Dalam buku tersebut, Najib Burhani banyak
membantah asumsi-asumi purifikasi dalam gerakan Muhammadiyah, terutama pada
periode awal. Bagi Najib Burhani, asumsi-asumsi itu menandakan ketidakjernihan
dalam melihat Muhammadiyah. Ia melihat Muhammadiyah di awal kelahirannya
berbeda jauh dengan Muhammadiyah pada perkembangannya, terutama saat ini. Dalam
pandangan Najib Burhani, Muhammadiyah di awal berdiri bersikap akomodatif
terhadap kebudayaan Jawa. Bahkan, Najib secara berani menegaskan bahwa
Muhammadiyah merupakan representasi Islam Jawa (hal. XV)
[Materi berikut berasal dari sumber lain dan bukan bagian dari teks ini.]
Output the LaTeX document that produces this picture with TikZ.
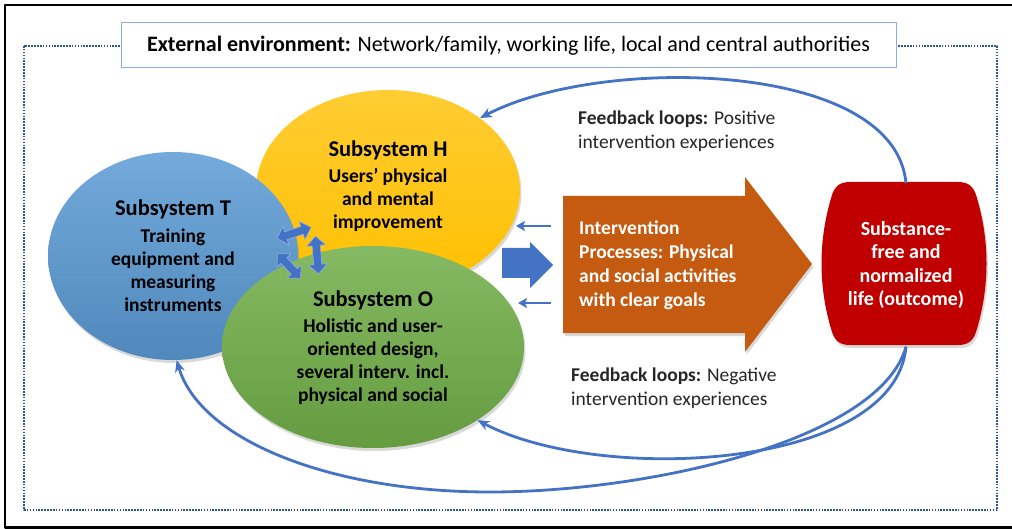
\documentclass[tikz,border=0pt]{standalone}
\usepackage{fontspec}
\setmainfont{Carlito}
\usetikzlibrary{arrows.meta,shapes.geometric,shapes.arrows,shadows}
\definecolor{subT}{HTML}{5B9BD5}
\definecolor{subH}{HTML}{FFC000}
\definecolor{subO}{HTML}{70AD47}
\definecolor{procorange}{HTML}{C55A11}
\definecolor{outred}{HTML}{C00000}
\definecolor{loopblue}{HTML}{4472C4}
\definecolor{framedot}{HTML}{2F5597}
\definecolor{boxedge}{HTML}{8FAADC}
\begin{document}
\begin{tikzpicture}[x=1pt, y=-1pt, line join=round, >={Stealth[length=12pt,width=10pt]}]
		\tikzset{sub/.style={ellipse, inner sep=0pt, drop shadow={opacity=0.3, shadow xshift=1.5pt, shadow yshift=-3pt}}}
		\tikzset{subtext/.style={align=center, inner sep=0pt, font=\fontsize{19.5}{23}\selectfont\bfseries}}
		\tikzset{loop/.style={draw=loopblue, line width=2.8pt, ->}}
		\tikzset{smallarr/.style={draw=loopblue, line width=2.2pt, -{Stealth[length=9pt,width=10pt,inset=2pt]}}}
		\tikzset{exchange/.style={double arrow, fill=loopblue, draw=loopblue!55, line width=0.6pt, inner sep=3.5pt, double arrow head extend=5pt, minimum width=19pt}}
		\tikzset{fbtext/.style={align=left, anchor=west, inner sep=0pt, font=\fontsize{19.5}{23.5}\selectfont, text=black!85}}
		\def\titlefont{\fontsize{22.5}{25}\selectfont}
		\useasboundingbox (0,0) rectangle (1012,529);
		\draw[line width=2.2pt] (1015,5) -- (5,5) -- (5,527.5) -- (1015,527.5);
		\draw[framedot, line width=1.6pt, dash pattern=on 1.6pt off 1.3pt] (24,46) rectangle (997,510);
		\node (env) [draw=boxedge, line width=1pt, fill=white, minimum width=775pt, minimum height=45pt, font=\fontsize{22}{25}\selectfont] at (508.5,45.5) {\textbf{External environment:} Network/family, working life, local and central authorities};
		\node (H) [sub, top color=subH!80!white, bottom color=subH, minimum width=264pt, minimum height=200pt] at (388,190) {};
		\node (T) [sub, top color=subT!85!white, bottom color=subT!88!black, minimum width=250pt, minimum height=208pt] at (173,256) {};
		\node (O) [sub, top color=subO!85!white, bottom color=subO!90!black, minimum width=302pt, minimum height=202pt] at (373,347) {};
		\node (Htext) [subtext] at (388,186) {{\titlefont Subsystem H}\\[3pt] Users’ physical\\ and mental\\ improvement};
		\node (Ttext) [subtext] at (173,256) {{\titlefont Subsystem T}\\[4pt] Training\\ equipment and\\ measuring\\ instruments};
		\node (Otext) [subtext] at (373,348) {{\titlefont Subsystem O}\\[3pt] Holistic and user-\\ oriented design,\\ several interv. incl.\\ physical and social};
		\node (xa) [exchange, rotate=18, minimum height=36pt] at (294,233) {};
		\node (xb) [exchange, rotate=95, minimum height=38pt] at (317,255) {};
		\node (xc) [exchange, rotate=-47, minimum height=34pt] at (289,266) {};
		\fill[loopblue] (502,248) -- (530,248) -- (530,242) -- (553,265) -- (530,288) -- (530,278) -- (502,278) -- cycle;
		\fill[procorange, drop shadow={opacity=0.3, shadow xshift=1.5pt, shadow yshift=-3pt}] (563,196) -- (745,196) -- (745,177) -- (812,264) -- (745,352) -- (745,333) -- (563,333) -- cycle;
		\node (proc) [anchor=west, align=left, inner sep=0pt, text=white, font=\fontsize{19.5}{24}\selectfont\bfseries] at (579,265) {Intervention\\ Processes: Physical\\ and social activities\\ with clear goals};
		\fill[outred, drop shadow={opacity=0.3, shadow xshift=1.5pt, shadow yshift=-3pt}] (850,182) -- (958,182)
			.. controls (968,182) and (973,186) .. (976,195)
			.. controls (990,240) and (990,287) .. (976,332)
			.. controls (973,341) and (968,345) .. (958,345)
			-- (850,345)
			.. controls (840,345) and (835,341) .. (832,332)
			.. controls (818,287) and (818,240) .. (832,195)
			.. controls (835,186) and (840,182) .. (850,182) -- cycle;
		\node (outcome) [align=center, inner sep=0pt, text=white, minimum width=160pt, minimum height=163pt, font=\fontsize{20}{23.5}\selectfont\bfseries] at (906,265) {Substance-\\ free and\\ normalized\\ life (outcome)};
		\coordinate (fromH) at (551,226);
		\coordinate (toH) at (516,226);
		\coordinate (fromO) at (551,303);
		\coordinate (toO) at (518,303);
		\draw[smallarr] (fromH) -- (toH);
		\draw[smallarr] (fromO) -- (toO);
		\coordinate (dip) at (490,492);
		\draw[loop] (outcome.north) .. controls (895,60) and (600,55) .. (H.38);
		\draw[loop] (outcome.south) .. controls (895,470) and (600,485) .. (O.-35);
		\draw[loop] (outcome.south) .. controls (880,440) and (650,492) .. (dip) .. controls (330,492) and (200,440) .. (T.-88);
		\node (pos) [fbtext] at (578,131) {\textbf{Feedback loops:} Positive\\ intervention experiences};
		\node (neg) [fbtext] at (571,388) {\textbf{Feedback loops:} Negative\\ intervention experiences};
\end{tikzpicture}
\end{document}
Sebagai karya ilmiah, buku Muhammadiyah Jawa ini
memiliki pendasaran yang cukup memadai dalam melihat identitas Kejawaan dan
Keislamanan. Penulisnya menotalkan perhatiannya pada periode-periode awal
berdirinya Muhammadiyah. Fokus kajian juga berintensi melihat kembali sikap-sikap
akomadatif Muhammadiyah sebagaimana ditampilkan oleh pendirinya, KH. Ahmad
Dahlan. Tokoh sentral Kyai Dahlan, dianggap berhasil menampilkan Muhammadiyah
yang ramah terhadap budaya lokal.
Dalam rangka membedah hipotesis tersebut, Najib
mengajak pembacanya untuk mengarungi perdebatan antropologi tentang Islam dan
Kejawaan. Ia menjabarkan tiga paradigma yang ditawarkan oleh para antropolog
untuk melihat dinamika Islam dan Kejawaan. Paradigma pertama menekankan Jawa
sebagai unsur dominan atas Islam. Sedangkan paradigma kedua lebih cenderung
memilih Islam sebagai unsur dominannya. Sementara itu, paradigma ketiga
bersifat lebih proporsional, identitas Jawa dan Islam merupakan perpaduan yang
berimbang, akulturatif (hal. 45).
Najib menggunakan ketiga paradigma tersebut
untuk melihat proyek Islamisasi dan Jawanisasi. Di tubuh Muhammadiyah ada bukan
hanya terjadi dinamika Islamisasi, tetapi juga Jawanisasi. Islamisasi maupun
Jawanisasi merupakan dua arus yang menakar kesesuaian budaya-budaya lokal
dengan asas-asas pemurnian Islam.
Islamisasi dalam Muhammadiyah (mungkin hal
serupa juga terjadi di tubuh NU), secara tidak langsung oleh Najib
dikategorikan sebagai grammar of symbols (bentuk di mana Muhammadiyah
memanifestasikan dirinya) (hal. 81).
Meski begitu, apa yang disebut sebagai grammar of symbols lebih berartikulasi
di level surface culture (budaya permukaan). Budaya permukaan yang
terislamisasi ini nampak pada unsur-unsur bahasa, politik busana, nama [proper
name] sebagai simbol dan cara-cara Muhammadiyah bertoleransi terhadap
tradisi-tradisi lokal.
Dalam unsur kebahasaan, Muhammadiyah mempunyai
loncatan berharga. Buku itu menjelaskan soal sikap Muhammadiyah yang
memperbolehkan khotbah dengan bahasa Jawa. Dalam penjelasan buku itu,
Muhammadiyah adalah organisasi Islam pertama yang berkhotbah dengan bahasa
masyarakat setempat (Jawa). Ini diartikan oleh Najib sebagai upaya menampilkan
Islam dalam budaya permukaan.
Selain itu juga terjadi pada unsur busana. Najib
memberi analisa atas fenomena tersebut sebagai “politik busana”. Cara
tokoh-tokoh Muhammadiyah berbusana Jawa berarti menegaskan sikap apresiatif
Muhammadiyah terhadap pakaian Jawa. Soal nama juga berlaku hal sama. Nama-nama
para pendiri Muhammadiyah rata-rata tidak mengandung unsur-unsur Arab. Banyak
di antara mereka justru memiliki nama Jawa tulen (hal. 111).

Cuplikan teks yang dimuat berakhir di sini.